Enter the software developers, to fill needed gaps left by the departure of professional staffers. Cost control in investigations, compliance, and law is a real problem – I can’t deny that. It’s an issue that we think about frequently at our firm, and which we try to build into our professional philosophy and proposals. It’s a problem that companies have not yet solved, and software and automation will undoubtedly form parts of the solution.
In many ways it already has. Banks that are required to file SARs make extensive use of automation to detect potential money laundering, and much time and money has been spent on reducing the number of false positives that necessarily arise in transaction monitoring. Elsewhere, companies automate the analysis of things like payments made to third parties, expense account debits, and all of the other little numbers that human activity leaves behind like footprints.

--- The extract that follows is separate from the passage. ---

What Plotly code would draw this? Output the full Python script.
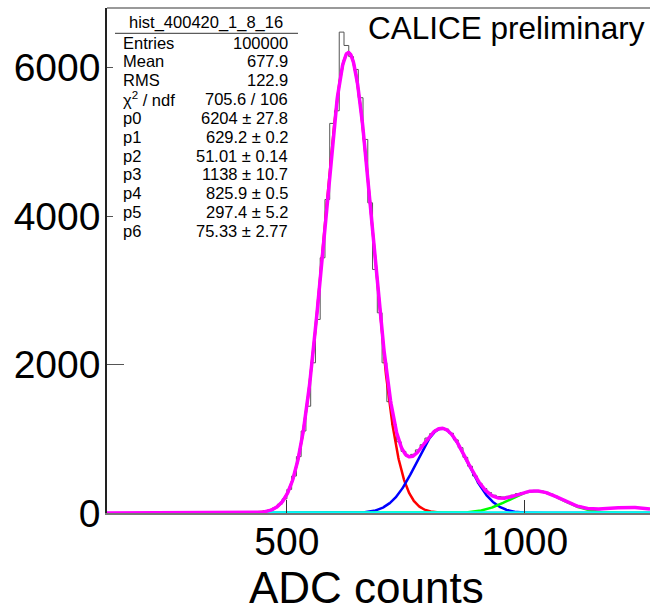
import numpy as np
import plotly.graph_objects as go

# ---------------- data ----------------
bin_low = 120          # lower edge of first bin (ADC counts)
bin_width = 10         # ADC counts per bin
counts = [
    0, 0, 0, 0, 0, 0, 0, 0, 0, 0, 0, 0, 0, 0, 0, 0, 0, 0,
    1, 0, 1, 2, 1, 3, 2, 4, 5, 6,
    8, 9, 12, 16, 22, 30, 44, 70, 118, 190,
    318, 498, 760, 1105, 1439, 2024, 2608, 3439, 4225, 5250,
    5420, 6480, 6300, 6150, 5977, 5596, 5034, 4180, 3282, 2698,
    2024, 1500, 1190, 960, 830, 760, 790, 850, 920, 1010,
    1070, 1120, 1135, 1130, 1075, 985, 880, 750, 630, 500,
    400, 330, 275, 240, 222, 215, 225, 240, 262, 275,
    290, 300, 296, 292, 280, 255, 226, 195, 162, 135,
    108, 90, 74, 64, 60, 57, 60, 62, 68, 72,
    73, 75, 72, 74, 66, 60, 54,
]

# fit parameters printed in the stats box
fit_params = [6204, 629.2, 51.01, 1138, 825.9, 297.4, 75.33]
# widths of the four peaks
peak_sigmas = [51.01, 53.0, 55.0, 54.0]
fit_range_low = 430

x_range = [122, 1263]
y_range = [0, 6805]
y_ticks = [0, 2000, 4000, 6000]
x_ticks = [500, 1000]

hist_name = "hist_400420_1_8_16"
stats_labels = ["Entries", "Mean", "RMS", "χ<sup>2</sup> / ndf",
                "p0", "p1", "p2", "p3", "p4", "p5", "p6"]
stats_values = ["100000", "677.9", "122.9", "705.6 / 106",
                "6204 ± 27.8", "629.2 ± 0.2", "51.01 ± 0.14",
                "1138 ± 10.7", "825.9 ± 0.5", "297.4 ± 5.2",
                "75.33 ± 2.77"]
label_text = "CALICE preliminary"
x_title = "ADC counts"

# ---------------- derived ----------------
A0, mu0, s0, A1, mu1, A2, A3 = fit_params
spacing = mu1 - mu0
amps = [A0, A1, A2, A3]
means = [mu0 + k * spacing for k in range(4)]


def gaus(x, a, m, s):
    return a * np.exp(-0.5 * ((x - m) / s) ** 2)


edges = [bin_low + i * bin_width for i in range(len(counts) + 1)]
hx = edges
hy = counts + [counts[-1]]

xf_all = np.linspace(x_range[0], x_range[1], 1200)
xf = np.linspace(fit_range_low, x_range[1], 1000)
comps = [gaus(xf, amps[k], means[k], peak_sigmas[k]) for k in range(4)]
total = sum(gaus(xf_all, amps[k], means[k], peak_sigmas[k]) for k in range(4))

FONT = "Liberation Sans, Arial, Helvetica, sans-serif"

fig = go.Figure()
fig.add_trace(go.Scatter(x=hx, y=hy, mode="lines", line_shape="hv",
                         line=dict(color="#555555", width=1), hoverinfo="skip"))
fig.add_trace(go.Scatter(x=xf, y=comps[0], mode="lines",
                         line=dict(color="#ff0000", width=2.5)))
fig.add_trace(go.Scatter(x=xf, y=comps[1], mode="lines",
                         line=dict(color="#0000ff", width=2.5)))
fig.add_trace(go.Scatter(x=xf, y=comps[2], mode="lines",
                         line=dict(color="#00ff00", width=2.5)))
fig.add_trace(go.Scatter(x=xf, y=np.zeros_like(xf), mode="lines",
                         line=dict(color="#00ffff", width=3.5)))
fig.add_trace(go.Scatter(x=xf_all, y=total, mode="lines",
                         line=dict(color="#ff00ff", width=3.5)))

# geometry of plot area in pixels
L, R, T, B = 107, 650, 8, 513
W, H = 650, 611


def px(xp):
    return (xp - L) / (R - L)


def py(yp):
    return (B - yp) / (B - T)


SF = 16.5
ann = []
ann.append(dict(x=px(647), y=py(28), xref="paper", yref="paper",
                text=label_text, showarrow=False, xanchor="right",
                yanchor="middle", font=dict(size=31.5, color="black", family=FONT)))
ann.append(dict(x=px(206), y=py(22.5), xref="paper", yref="paper",
                text=hist_name, showarrow=False, xanchor="center",
                yanchor="middle", font=dict(size=SF, color="black", family=FONT)))
for i, (lab, val) in enumerate(zip(stats_labels, stats_values)):
    yy = 42.7 + i * 18.8
    ann.append(dict(x=px(121), y=py(yy), xref="paper", yref="paper",
                    text=lab, showarrow=False, xanchor="left", yanchor="middle",
                    font=dict(size=SF, color="black", family=FONT)))
    ann.append(dict(x=px(290), y=py(yy), xref="paper", yref="paper",
                    text=val, showarrow=False, xanchor="right", yanchor="middle",
                    font=dict(size=SF, color="black", family=FONT)))
ann.append(dict(x=px(366), y=py(587), xref="paper", yref="paper",
                text=x_title, showarrow=False, xanchor="center", yanchor="middle",
                font=dict(size=44, color="black", family=FONT)))

shapes = [
    # stats box (white, borderless) covering the axis ticks beneath it
    dict(type="rect", xref="paper", yref="paper", x0=px(113), x1=px(306),
         y0=py(246), y1=py(9), fillcolor="white", line=dict(width=0),
         layer="above"),
    dict(type="line", xref="paper", yref="paper", x0=0, x1=1, y0=1, y1=1,
         line=dict(color="#777777", width=1.5), layer="above"),
    dict(type="line", xref="paper", yref="paper", x0=px(115), x1=px(298),
         y0=py(33.3), y1=py(33.3), line=dict(color="#333333", width=1),
         layer="above"),
]

fig.update_layout(
    width=W, height=H,
    margin=dict(l=L, r=W - R, t=T, b=H - B),
    paper_bgcolor="white", plot_bgcolor="white",
    showlegend=False,
    annotations=ann, shapes=shapes,
    font=dict(family=FONT, color="black"),
    xaxis=dict(range=x_range, tickvals=x_ticks, ticktext=[str(v) for v in x_ticks],
               ticks="inside", ticklen=13, tickcolor="#333333", tickwidth=1,
               showline=True, linecolor="#777777", linewidth=1.5,
               showgrid=False, zeroline=False, ticklabelstandoff=-7,
               tickfont=dict(size=39, family=FONT, color="black")),
    yaxis=dict(range=y_range, tickvals=y_ticks, ticktext=[str(v) for v in y_ticks],
               ticks="inside", ticklen=17, tickcolor="#555555", tickwidth=1,
               showline=True, linecolor="#222222", linewidth=1.5,
               showgrid=False, zeroline=False, ticklabelstandoff=-3,
               tickfont=dict(size=39, family=FONT, color="black")),
)

fig.write_html("out.html", config={"displayModeBar": False})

In the majority of cases, this type of automated analysis – used to flag suspicious transactions for further review, or highlight unusual payments – is helpful and innocent. If a data scientist told you that these numbers don’t lie, he would be largely correct. But a private investigator must counter that people sometimes lie about numbers.
My colleagues who are data scientists will find fault with this, countering that detecting false statements is within the capabilities of their analysis. In fact, data scientists and private investigators have been arguing about the proper role and limits of one another’s professions for as long as the former has existed as a trade (our trade is of course much older). To them, I’m certain that our emphasis on conversation, personality, and patterns of behavior as a means of detecting crime or malfeasance seem archaic. They would – they are. But to my knowledge, there is no tool yet developed that can accurately decipher a complicated lie, unravel a scheme, or identify a malefactor with evidence.